Más que una agobiante sequía de títulos, si algo ha caracterizado a los equipos bogotanos en los lustros más recientes ha sido la gran cantidad de arqueros que, con sello de eternos suplentes, han nutrido la historia reciente de los clubes capitalinos. Por el azul no sobra recordar a «Roque» Lopez, Álvaro Anzola y Luis Fernando Sanchez mientras que por el rojo la cuota ha estado a cargo de Carlos Baquero (el arquero dentista), Fernando Hernández, Eulín Fabian Carabalí (por estos días afianzandose en su posición natural) y Armando Navarrete, aunque de este último, si vamos a ser rigurosos, habría que decir que más que suplente, lo suyo fue el frío cemento del puesto que en la tribuna se le reserva al tercero de los arqueros.
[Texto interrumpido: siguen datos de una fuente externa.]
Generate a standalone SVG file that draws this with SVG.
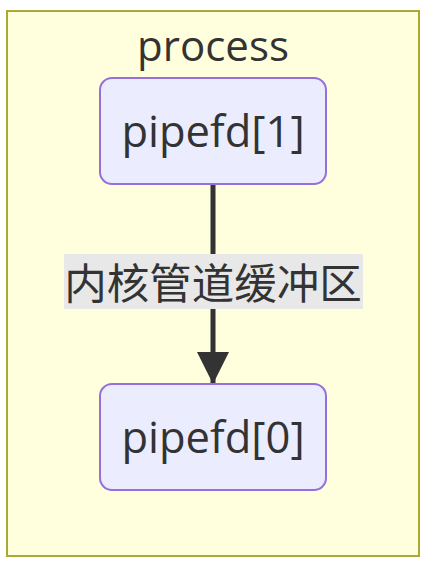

Como a todos los de su estirpe, a Navarrete siempre se le calificó como «un hombre de la casa»; varias temporadas en el Cóndor, filial roja por ese entonces, le valieron ser admitido en el plantel profesional de Santa Fe en calidad de tercer arquero a finales de la década de 1990. Su condición de tercer arquero le representó un puesto fijo en la tribuna, algunas esporádicas apariciones en el banco, una en la cancha en 1998 y algunas tardes en la sede administrativa atendiendo llamadas ante la ausencia inesperada de la secretaria. Era, al fin y al cabo, un tipo de la casa y como tal debía estar dispuesto a llenar cualquier vacante.
Cansado del frío cemento de occidental general, supo lo que se sentía ser titular gracias a la oportunidad que en el 2000 le brindara el ULA de Venezuela. No sólo supo lo que era ser titular, también supo lo que se sentía hacer un gol: un cabezazo suyo le dio el empate al ULA en las postrimerías de un anodino partido contra el Caracas. Terceron y segundón empedernido, a Navarrete se le había hecho realidad el sueño del arquero. Esto le daría energía suficiente para algunas temporadas más entre el banco y la tribuna: poco tiempo después, regresaría a Santa Fe.
Navarrete volvería a tener una oportunidad de renovar sus credenciales cuando ayudó desde el arco a empujar al Chicó FC a la división de honor del fútbol colombiano. Nuevamente titular en primera, en los pocos partidos que tuvo Armando con el Chicó no hubo goles de cabeza ni tardes memorables; hubo en cambio todo tipo de salidas a destiempo, barreras mal confeccionadas y cacerías de mariposas por doquier. Quedaba claro que titular de segunda es un buen suplente de primera. Terminada esta nueva incursión, se le perdió el rastro hasta comienzos de este año cuando se informó su vinculación al varias veces legendario Plaza Amador de Panamá. Recién llegado, Armando aseguró tener en sus arcas «más de 300 partidos profesionales» además de dos títulos con el «Chicot»(sic) de la primera B. No importaba exagerar las cuentas. Nadie que no fuera de nuestro equipo de redacción iba a revisar la prensa deportiva panameña. Además, necesitaba el dinero.